HILO, Hawaii — The green turtle and the more elusive hawksbill turtle come ashore to nest this time of year in the Hawaiian Islands.
A team of three researchers are camped out, waiting for them to arrive.
The researchers will stay at their spot for up to five months, monitoring how many females come ashore, how many nests are dug, and how many hatchlings make it to the open ocean.
National Oceanic and Atmospheric Administration Research Biologist T. Todd Jones said researchers recently counted 35 nesting turtles in one night. As of last week, the team had observed close to 180 individual turtles.
Jones, who also is the leader of the Marine Turtle Biology and Assessment Program, said it could be a “bigger year out there.”
Female green turtles can lay between two and seven nests per season, although turtles don’t nest every year. One female tracked by NOAA first laid eggs in the Northwestern Hawaiian Islands 38 years ago, the Hawaii Tribune-Herald reports (http://bit.ly/2riDLvA ).
Ninety-six percent of all honu in the state head to the Northwestern Hawaiian Islands to lay their eggs.

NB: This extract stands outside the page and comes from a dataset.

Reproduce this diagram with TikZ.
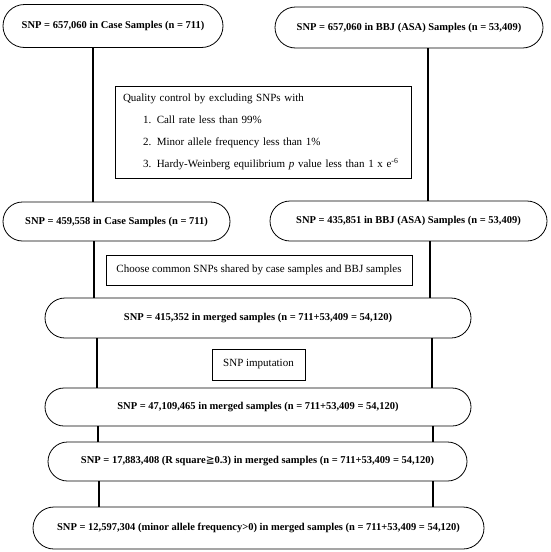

“The Northwesterns have more sandy areas and sandy spits for them to nest on,” Jones said.
Peak nesting season is in June, with some females continuing to lay eggs as late as September.
Green turtle populations have been increasing at a steady rate of about 5 percent annually since the 1980s, when federal protections were first put in place.
“We’re lucky in the sense that in Hawaii, people really value being able to see turtles,” said Michelle Bogardus, U.S. Fish and Wildlife Service team manager for Maui Nui and Hawaii Island.
In other parts of the Pacific, turtle poaching is still a significant threat.
The NOAA turtle team estimates there are between 3,000 and 4,000 female honu, and an overall population of about 8,000.
The overall honu’ea population in the state is estimated to be between 200 and 300. Since tagging of turtles began in 1991 on the Big Island, just 150 females have been identified.
Hawksbill turtles nest on Maui and the Big Island, primarily along the southern coast in Ka’u. The Hawaii Island volunteer team found its first nest two weeks ago.